Low temperature records were set or tied at all three major South Florida reporting sites on Sunday as easterly winds blew into the peninsula off exceptionally warm water.
Sea surface temperatures in what’s known as the Main Development Region during hurricane season are running up to 2 degrees or more Celsius (3.6 F) above average, all the way from the West Coast of Africa into the Central Atlantic and Caribbean.
If these trends continue all summer the effect on developing tropical systems in the Atlantic, particularly during the August-September Cape Verde season, would be troubling. The immediate impact is ultra-balmy nights on Florida’s East Coast.
Miami’s low on Sunday was 82, which easily busted the previous record warm low of 80 set in 2010. It was 79 in West Palm Beach and 78 in Naples, both tying record warm lows.
Monday’s apparent low in West Palm Beach was 81 with a dew point of 75, creating an early morning heat index of 87 for anyone choosing to have their coffee on the patio. Winds were rustling out of the east at 8 mph.
If it holds, the 81-degree low at Palm Beach International Airport would be good enough to tie the record warm low set in 2015.
Apparent lows were 82 in Miami and 81 in Fort Lauderdale. It was 78 in Naples.
With sunshine returning to South Florida on Sunday, the heat index popped over 100 degrees in Miami while it topped out at 95 in West Palm Beach.

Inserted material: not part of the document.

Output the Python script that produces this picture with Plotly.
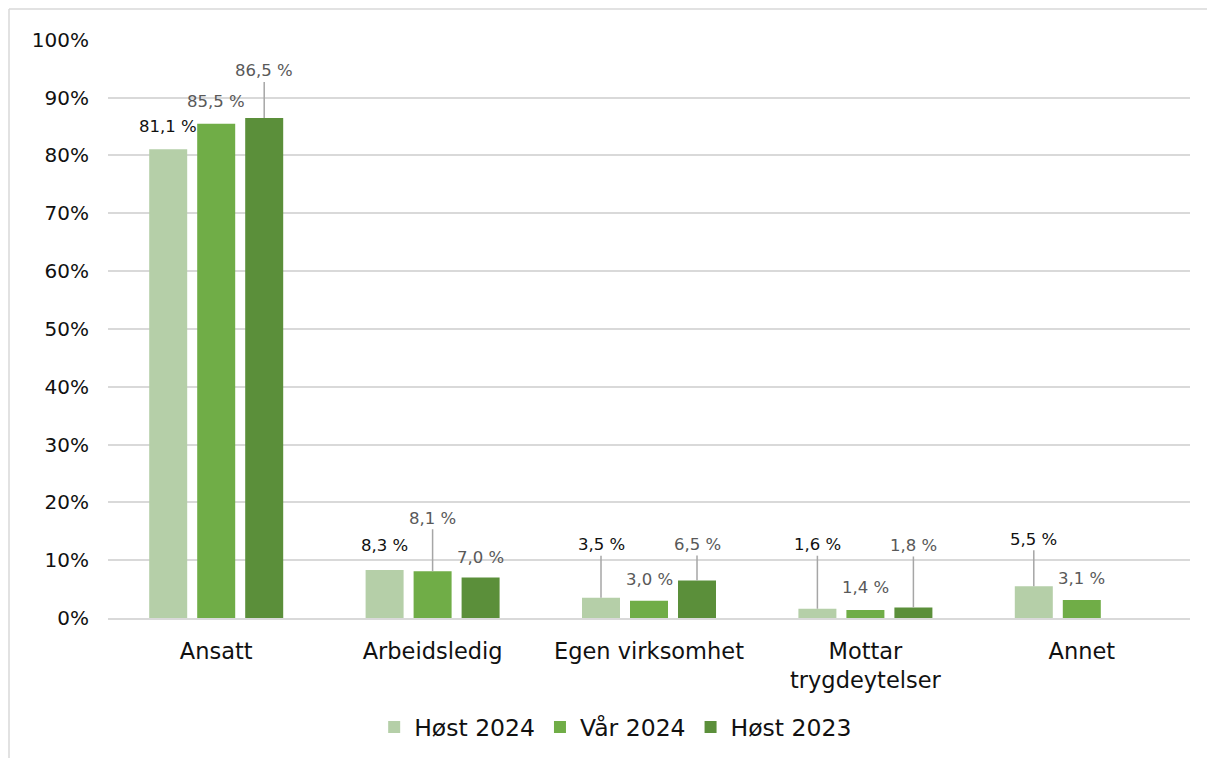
import plotly.graph_objects as go

categories = ["Ansatt", "Arbeidsledig", "Egen virksomhet", "Mottar<br>trygdeytelser", "Annet"]
series_names = ["Høst 2024", "Vår 2024", "Høst 2023"]
host_2024 = [81.1, 8.3, 3.5, 1.6, 5.5]
var_2024 = [85.5, 8.1, 3.0, 1.4, 3.1]
host_2023 = [86.5, 7.0, 6.5, 1.8, None]
y_ticks = [0, 10, 20, 30, 40, 50, 60, 70, 80, 90, 100]
y_tick_labels = ["0%", "10%", "20%", "30%", "40%", "50%", "60%", "70%", "80%", "90%", "100%"]

# styling (label offsets in px above bar top, and whether a leader line is drawn)
colors = ["#b5cfa8", "#70ad47", "#5b8f3a"]
label_colors = ["#111111", "#595959", "#595959"]
label_offsets = [
    [23, 25, 53, 64, 47],
    [22, 53, 21, 22, 22],
    [47, 20, 36, 62, 0],
]
leader = [
    [False, False, True, True, True],
    [False, True, False, False, False],
    [True, False, True, True, False],
]

W, H = 1207, 750
L, R, T, B = 100, 25, 31, 140
plot_w = W - L - R
plot_h = H - T - B
cat_w = plot_w / len(categories)
slot_px = 48
bar_px = 38
bargap = 1 - 3 * slot_px / cat_w
bargroupgap = 1 - bar_px / slot_px

fig = go.Figure()
all_series = [host_2024, var_2024, host_2023]
for name, vals, col in zip(series_names, all_series, colors):
    fig.add_trace(go.Bar(
        x=categories, y=vals, name=name, marker=dict(color=col, line=dict(width=0)),
        hoverinfo="skip",
    ))

annotations = []
for j, vals in enumerate(all_series):
    for i, v in enumerate(vals):
        if v is None:
            continue
        txt = f"{v:.1f}".replace(".", ",") + " %"
        annotations.append(dict(
            x=categories[i], y=v, xref="x", yref="y",
            xshift=(j - 1) * slot_px,
            text=txt, showarrow=True, arrowhead=0, ax=0, ay=-label_offsets[j][i],
            axref="pixel", ayref="pixel", standoff=0, startstandoff=0,
            arrowwidth=1.5,
            arrowcolor="#a6a6a6" if leader[j][i] else "rgba(0,0,0,0)",
            font=dict(family="DejaVu Sans", size=16.5, color=label_colors[j]),
        ))

fig.update_layout(
    width=W, height=H,
    margin=dict(l=L, r=R, t=T, b=B, autoexpand=False),
    paper_bgcolor="white", plot_bgcolor="white",
    barmode="group", bargap=bargap, bargroupgap=bargroupgap,
    font=dict(family="DejaVu Sans", color="#111111"),
    showlegend=True,
    legend=dict(
        orientation="h", x=0.246, xanchor="left",
        yref="container", y=0.041, yanchor="middle",
        font=dict(family="DejaVu Sans", size=23.5, color="#111111"),
        traceorder="normal", itemwidth=30, bgcolor="rgba(0,0,0,0)",
    ),
    annotations=annotations,
    shapes=[
        dict(type="line", xref="paper", yref="paper",
             x0=(1 - L) / plot_w, x1=(W + 10 - L) / plot_w,
             y0=1 + (T - 1) / plot_h, y1=1 + (T - 1) / plot_h,
             line=dict(color="#d9d9d9", width=1.5)),
        dict(type="line", xref="paper", yref="paper",
             x0=(1 - L) / plot_w, x1=(1 - L) / plot_w,
             y0=1 + (T - 1) / plot_h, y1=(T + plot_h - H - 10) / plot_h,
             line=dict(color="#d9d9d9", width=1.5)),
    ],
)
fig.update_xaxes(
    type="category", showgrid=False, showline=True, linecolor="#d9d9d9", linewidth=1.5,
    ticks="outside", ticklen=12, tickcolor="rgba(0,0,0,0)",
    tickfont=dict(family="DejaVu Sans", size=22.5, color="#111111"),
)
fig.update_yaxes(
    range=[0, 100.15], tickvals=y_ticks, ticktext=y_tick_labels,
    showgrid=True, gridcolor="#d9d9d9", gridwidth=1.5, zeroline=False,
    showline=False, ticks="", ticklabelstandoff=18,
    tickfont=dict(family="DejaVu Sans", size=20, color="#111111"),
)

fig.write_html("out.html")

Sunday was the first day without any rain at all in West Palm Beach since June 1. Fort Lauderdale reported no precipitation and Miami and Naples each had a trace.
Water temperatures in the Atlantic are running significantly above average with the start of the hurricane season. (Credit: NOAA/ NESDIS)
Speaking of sea surface temperatures: The only cool water in the latest satellite observation data was in the northern Gulf of Mexico, which could inhibit tropical development forecast by some computer models next week.
On the other hand, AccuWeather said Monday that wind shear in the Gulf may ease off next week, creating a more favorable environment for a tropical system.
The National Weather Service in Miami was also weighing the possibility of a disturbance in the western Caribbean this weekend, which would initiate another round of heavier rainfall for Florida.
Projected seven-day precipitation totals over the peninsula by NOAA’s Weather Prediction Center range from 2-3 inches in Central and South Florida.